The culture of modern white-ball cricket means it is easier for players to slip into recreational drug use, says former professional Simon Hughes.
His comments come after Alex Hales was withdrawn from England’s World Cup squad following an “off-field incident” that led to him being suspended.
Hughes said Hales was on “borrowed time” and the England & Wales Cricket Board (ECB) had to drop him.
“You have got to take very severe action,” Hughes told BBC Sport.
“Unfortunately he hasn’t learned his lesson.”
Hales was reportedly suspended for recreational drug use, although the ECB has refused to confirm why the batsman was withdrawn, citing confidentiality concerns.
Test Match Special pundit Hughes said including Hales in an international squad would be “almost condoning taking recreational drugs”.
“I suspect they may have wanted to keep this issue out of the public domain. But once it’s in the open and everybody knows about it I don’t think they had any option,” he added.
Hales has played 11 Tests, 70 one-day internationals and 60 Twenty20 matches for England. He is now regarded as a white-ball specialist and in 2018 signed a new contract with Nottinghamshire to play only limited-overs matches until the end of the 2019 season.
He missed Nottinghamshire’s One-Day Cup games last week for what the county described as “personal reasons”.
He was part of a provisional 15-man squad named for the World Cup and has also been removed from the England squad for the one-day international against Ireland on Friday, as well as the Twenty20 international and ODI series against Pakistan.
The ECB said he had been withdrawn to ensure the team is “free from any distractions”.
His management company said in a statement it is “hugely disappointed at the treatment” of Hales for an incident that happened last year.
It said the ECB “insisted on Alex taking certain rehabilitation measures following his suspension” and that, “at every stage, Alex fulfilled his obligations and both he and his representatives were given assurances that any suspension – again under the ECB’s guidelines – could not affect his selection for the World Cup”.
The statement added: “The fact all those assurances seem to have been rendered meaningless has understandably left Alex devastated. He will take time to reflect on both his actions and the subsequent decisions, but will receive the support from his team he deserves.”
It is the second time Hales has been suspended, following his punishment – which also included a fine – for an incident outside a Bristol nightclub in September 2017.
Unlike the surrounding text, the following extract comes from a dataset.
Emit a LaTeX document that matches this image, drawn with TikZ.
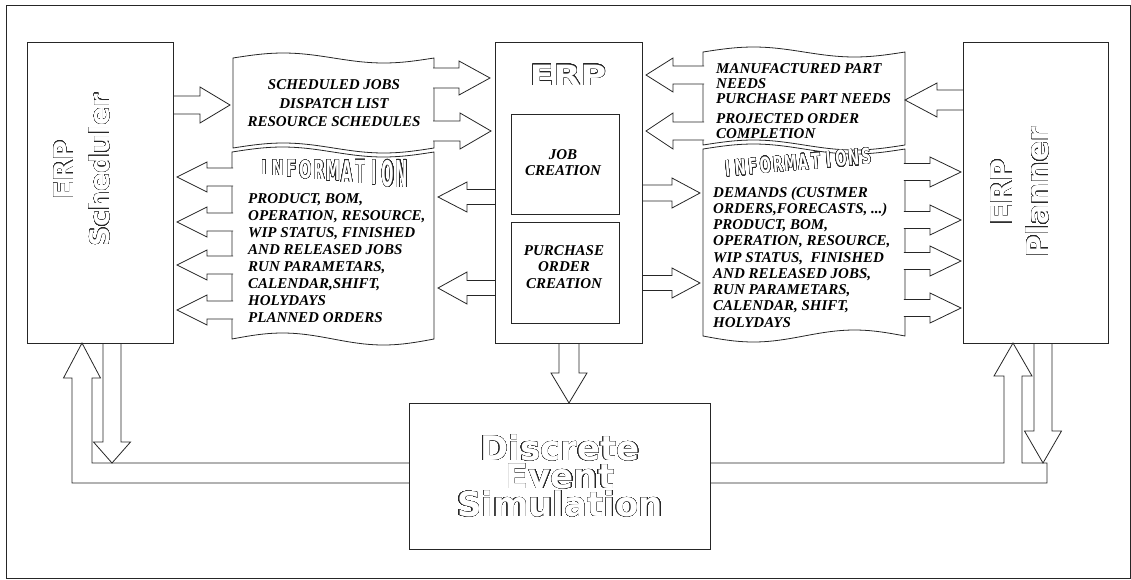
\documentclass[tikz,border=0pt]{standalone}
\usepackage{fontspec}
\usepackage{graphicx}
\usepackage{contour}
\setmainfont{Liberation Serif}
\newfontfamily\djv{DejaVu Sans}
\contourlength{0.4pt}
\contournumber{36}
\newcommand{\outl}[1]{\contour{black!85}{\textcolor{white}{#1}}}
\tikzset{
  ln/.style={draw=black!85, line width=0.8pt},
  blk/.style={ln, fill=white, line join=miter},
  box/.style={ln, inner sep=0pt, outer sep=0pt},
  scroll/.style={ln, fill=white},
  tx/.style={inner sep=0pt, font=\bfseries\itshape\fontsize{15}{#1}\selectfont},
  tx/.default=16.9
}
% horizontal block arrow: tail x, head-base x, tip x, y, shaft half width, head half width
\newcommand{\harrow}[6]{%
  \draw[blk] ({#1},{#4-#5}) -- ({#2},{#4-#5}) -- ({#2},{#4-#6}) -- ({#3},{#4})
    -- ({#2},{#4+#6}) -- ({#2},{#4+#5}) -- ({#1},{#4+#5});}
% vertical block arrow: x, tail y, head-base y, tip y, shaft half width, head half width
\newcommand{\varrow}[6]{%
  \draw[blk] ({#1-#5},{#2}) -- ({#1-#5},{#3}) -- ({#1-#6},{#3}) -- ({#1},{#4})
    -- ({#1+#6},{#3}) -- ({#1+#5},{#3}) -- ({#1+#5},{#2});}
\begin{document}
\begin{tikzpicture}[x=1pt,y=-1pt]
\useasboundingbox (0,0) rectangle (1131,579);
\draw[ln] (6,5) rectangle (1130,578);

% scrolls
\draw[scroll] plot[domain=0:1,samples=41] ({233+201*\x},{58-5*sin(360*\x)})
  -- plot[domain=1:0,samples=41] ({233+201*\x},{148-5*sin(360*\x)}) -- cycle;
\draw[scroll] plot[domain=0:1,samples=41] ({232+202*\x},{152-5*sin(360*\x)})
  -- plot[domain=1:0,samples=41] ({232+202*\x},{339-6*sin(360*\x)}) -- cycle;
\draw[scroll] plot[domain=0:1,samples=41] ({703+202*\x},{52-5*sin(360*\x)})
  -- plot[domain=1:0,samples=41] ({703+202*\x},{145-5*sin(360*\x)}) -- cycle;
\draw[scroll] plot[domain=0:1,samples=41] ({703+202*\x},{149-5*sin(360*\x)})
  -- plot[domain=1:0,samples=41] ({703+202*\x},{336+6*sin(360*\x)}) -- cycle;

% left side arrows
\harrow{173}{200}{230}{105}{9}{18}
\harrow{433}{459}{490}{78}{10}{17}
\harrow{433}{460}{491}{131}{10}{18}
\harrow{495}{467}{438}{197}{7.5}{15}
\harrow{495}{467}{438}{288}{7.5}{16}
\harrow{233.2}{207}{177}{177}{9}{15}
\harrow{233.2}{207}{177}{222}{9}{15}
\harrow{233.2}{207}{177}{265}{9}{15}
\harrow{233.2}{207}{177}{310}{9}{15}

% right side arrows
\harrow{963}{937}{905}{100}{10}{17}
\harrow{704.2}{673}{646}{75}{9}{17}
\harrow{704.2}{673}{646}{131}{9}{18}
\harrow{642}{672}{700}{193}{8}{15}
\harrow{642}{672}{700}{283}{7.5}{15}
\harrow{903.8}{930}{961}{172}{8.5}{15}
\harrow{903.8}{930}{961}{220}{8.5}{15}
\harrow{903.8}{930}{961}{261}{8.5}{15}
\harrow{903.8}{930}{961}{308}{8.5}{15}

% bottom arrows and loops
\varrow{569}{343}{373}{403}{10}{18}
\draw[blk] (409,463) -- (92,463) -- (92,378) -- (100.5,378) -- (82,343)
  -- (63.5,378) -- (72,378) -- (72,483) -- (409,483);
\varrow{112}{343}{442}{463}{9}{18.5}
\draw[blk] (710,463) -- (1004,463) -- (1004,376) -- (994,376) -- (1013,343)
  -- (1032,376) -- (1022,376) -- (1022,463) -- (1047,463) -- (1047,483) -- (710,483);
\varrow{1043}{343}{431}{463}{9}{18.5}

% boxes
\node[box, minimum width=146, minimum height=301] (sched) at (100,192.5) {};
\node[box, minimum width=145, minimum height=301] (plan) at (1035.5,192.5) {};
\node[box, minimum width=147, minimum height=301] (erp) at (568.5,192.5) {};
\node[box, minimum width=108, minimum height=100] (job) at (565,164) {};
\node[box, minimum width=108, minimum height=101] (po) at (565,272.5) {};
\node[box, minimum width=301, minimum height=146] (des) at (559.5,476) {};

% outlined titles
\node[rotate=90, align=center, inner sep=0pt, font=\djv\bfseries\fontsize{27}{36}\selectfont] (schedtxt) at (82,170) {\outl{ERP}\\\outl{Scheduler}};
\node[rotate=90, align=center, inner sep=0pt, font=\djv\bfseries\fontsize{30}{36}\selectfont] (plantxt) at (1020,192) {\outl{ERP}\\\outl{Planner}};
\node[inner sep=0pt, font=\djv\bfseries\fontsize{28}{30}\selectfont] (erptxt) at (568,75) {\outl{\scalebox{1.25}[1]{ERP}}};
\node[align=center, inner sep=0pt, font=\djv\bfseries\fontsize{34}{28}\selectfont] (destxt) at (560,476) {\outl{Discrete}\\\outl{Event}\\\outl{Simulation}};

\foreach \l [count=\i from 0] in {I,N,F,O,R,M,A,T,I,O,N} {
  \pgfmathsetmacro\sy{(14+1.3*\i)/10.2}
  \node[anchor=north, inner sep=0pt, font=\djv\bfseries\fontsize{14}{14}\selectfont] (infl\i) at ({257+13.8*(\i+0.5)},160) {\outl{\scalebox{1.05}[\sy]{\l}}};
}
\foreach \l [count=\i from 0] in {I,N,F,O,R,M,A,T,I,O,N,S} {
  \node[anchor=south, rotate=5, inner sep=0pt, font=\djv\bfseries\fontsize{14}{14}\selectfont] (infr\i) at ({722+12.6*(\i+0.5)},{177-12*\i/11}) {\outl{\scalebox{0.95}[1.55]{\l}}};
}

% scroll and box texts
\node[tx=18.5, align=center] (tltxt) at (334,103.5) {SCHEDULED JOBS\\DISPATCH LIST\\RESOURCE SCHEDULES};
\node[tx=16.9, align=left, anchor=west] (iltxt) at (248,258) {PRODUCT, BOM,\\OPERATION, RESOURCE,\\WIP STATUS, FINISHED\\AND RELEASED JOBS\\RUN PARAMETARS,\\CALENDAR,SHIFT,\\HOLYDAYS\\PLANNED ORDERS};
\node[tx=15, align=left, anchor=west] (trtxt) at (716,101) {MANUFACTURED PART\\NEEDS\\PURCHASE PART NEEDS\\[5pt]PROJECTED ORDER\\COMPLETION};
\node[tx=16.25, align=left, anchor=west] (irtxt) at (713,257) {DEMANDS (CUSTMER\\ORDERS,FORECASTS, ...)\\PRODUCT, BOM,\\OPERATION, RESOURCE,\\WIP STATUS,\ \ FINISHED\\AND RELEASED JOBS,\\RUN PARAMETARS,\\CALENDAR, SHIFT,\\HOLYDAYS};
\node[tx=16, align=center] (jobtxt) at (563,163) {JOB\\CREATION};
\node[tx=16.5, align=center] (potxt) at (564,267) {PURCHASE\\ORDER\\CREATION};
\end{tikzpicture}
\end{document}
He did not face any criminal charges, while team-mate Ben Stokes was cleared of affray at a trial.
In addition to the incident in Bristol, Hales pleaded guilty to an ECB charge in relation to “inappropriate images”.
Hughes said of Hales: “The guy is a very genuine, lovely bloke who tries his best and wants to be a successful cricketer and obviously has been a very successful cricketer.
“The problem occurring with modern-day cricketers is a bit like footballers, especially if they are white ball-only cricketers, which Alex Hales is.
“He isn’t actually playing a lot of cricket, so there is a lot of down time to do other things – socialise, play golf, whatever, a bit like footballers – and with the money rolling around in the game it can lure you into taking illicit substances.
“I suppose that’s what’s happened and it’s become a bit of a culture in sport generally which needs stamping out.”